What to watch next is whether silver can reclaim the 77.6–80 zone to confirm that the selloff is exhausting, or whether it continues to compress just above the low-70s support zone. Because silver is both a monetary and industrial metal, it can react to both USD/rates and growth sentiment; today, the driver is more monetary/FX than growth, especially into the minutes.
US 500 cash stabilisation: risk is resilient but not directional

The US 500 cash chart shows price around 6,857, rebounding into the 6,855–6,878 retracement cluster after a sharp downswing earlier in the month. The key point is that equities are stabilising rather than trending, which is consistent with an event-risk market where participants prefer optionality into the Fed catalyst.

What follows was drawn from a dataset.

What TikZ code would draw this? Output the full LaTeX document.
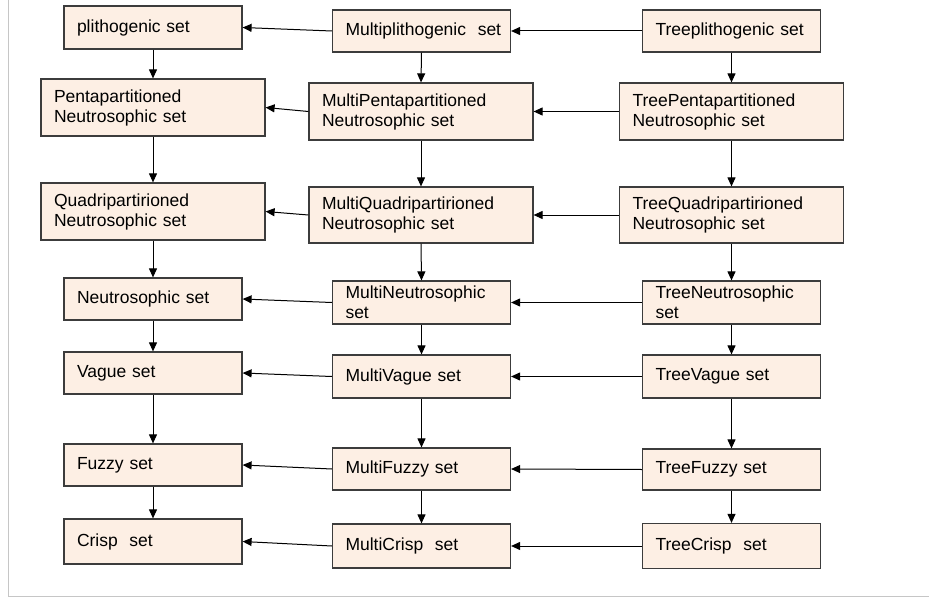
\documentclass[tikz,border=0pt]{standalone}
\usepackage{fontspec}
\setmainfont{Liberation Sans}
\usetikzlibrary{arrows.meta}
\definecolor{boxfill}{RGB}{253,239,228}
\definecolor{boxline}{RGB}{60,60,60}
\tikzset{
  setbox/.style={draw=boxline, fill=boxfill, line width=1.2pt, inner xsep=13pt, inner ysep=0pt,
    align=left, font=\fontsize{17.5}{20}\selectfont},
  narrow/.style={setbox, text width=152pt},
  wide/.style={setbox, text width=198pt},
  arr/.style={draw=black, line width=1pt, -{Triangle[length=9pt,width=8pt]}}
}
\begin{document}
\begin{tikzpicture}[x=1pt,y=-1pt]
\useasboundingbox (0,0) rectangle (929,599);
\draw[gray!45, line width=1pt] (8,0) -- (8,596) -- (929,596);
% left column
\node[narrow, minimum height=43pt] (L1) at (153,27.5) {plithogenic set};
\node[wide, minimum height=57pt] (L2) at (153,107.5) {Pentapartitioned\\Neutrosophic set};
\node[wide, minimum height=57pt] (L3) at (153,211.5) {Quadripartirioned\\Neutrosophic set};
\node[narrow, minimum height=42pt] (L4) at (153,299) {Neutrosophic set};
\node[narrow, minimum height=42pt] (L5) at (153,373) {Vague set};
\node[narrow, minimum height=42pt] (L6) at (153,465) {Fuzzy set};
\node[narrow, minimum height=45pt] (L7) at (153,541.5) {Crisp\ \ set};
% middle column
\node[narrow, minimum height=42pt] (M1) at (421.5,31) {\mbox{Multiplithogenic\ \ set}};
\node[wide, minimum height=57pt] (M2) at (421,111.5) {MultiPentapartitioned\\Neutrosophic set};
\node[wide, minimum height=56pt] (M3) at (421,215) {MultiQuadripartirioned\\Neutrosophic set};
\node[narrow, minimum height=43pt] (M4) at (421.5,302.5) {MultiNeutrosophic\\set};
\node[narrow, minimum height=43pt] (M5) at (421.5,376.5) {MultiVague set};
\node[narrow, minimum height=42pt] (M6) at (421.5,469) {MultiFuzzy set};
\node[narrow, minimum height=44pt] (M7) at (421.5,546) {MultiCrisp\ \ set};
% right column
\node[narrow, minimum height=42pt] (T1) at (731.5,31) {Treeplithogenic set};
\node[wide, minimum height=57pt] (T2) at (731.5,111.5) {TreePentapartitioned\\Neutrosophic set};
\node[wide, minimum height=56pt] (T3) at (731.5,215) {TreeQuadripartirioned\\Neutrosophic set};
\node[narrow, minimum height=43pt] (T4) at (731.5,302.5) {TreeNeutrosophic\\set};
\node[narrow, minimum height=43pt] (T5) at (731.5,376.5) {TreeVague set};
\node[narrow, minimum height=41pt] (T6) at (731.5,469.5) {TreeFuzzy set};
\node[narrow, minimum height=45pt] (T7) at (731.5,546) {TreeCrisp\ \ set};
% vertical arrows
\foreach \c in {L,M,T}{
  \foreach \a/\b in {1/2,2/3,3/4,4/5,5/6,6/7}{
    \draw[arr] (\c\a.south) -- (\c\b.north);
  }
}
% horizontal arrows
\foreach \r in {1,...,7}{
  \draw[arr] (M\r.west) -- (L\r.east);
  \draw[arr] (T\r.west) -- (M\r.east);
}
\end{tikzpicture}
\end{document}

Technically, the levels are well-defined: 6,878 (100% line) is the near-term pivot, with 6,837 (61.8%) below and 6,906–6,942 above as the next resistance bands. Volatility in the indicator panel has compressed, which often precedes expansion around a catalyst. The minutes will likely decide whether this stabilisation becomes a breakout attempt or a fade back into the range. The FX implication is indirect. Equity follow-through can amplify high-beta FX moves, but in this setup, the first-order driver remains the USD and front-end rates response.
Bottom Line
Base case for the next 24 hours: UK disinflation keeps UK rates bias lower, while the market waits for the FOMC minutes to set the direction for USD and US equities. Expect range trade with event-driven volatility: DXY holds the 97.06–97.52 band, equities consolidate around the 6,837–6,878 pivot zone, and silver remains heavy unless the USD softens post-minutes.
Alternative scenario: the minutes read more hawkish than priced, lifting DXY through 97.52 toward 97.99 and pressuring precious metals and equity upside simultaneously; that outcome would reinforce a “USD financial conditions” regime where FX performance is dominated by rate differentials and dollar liquidity rather than pure risk appetite.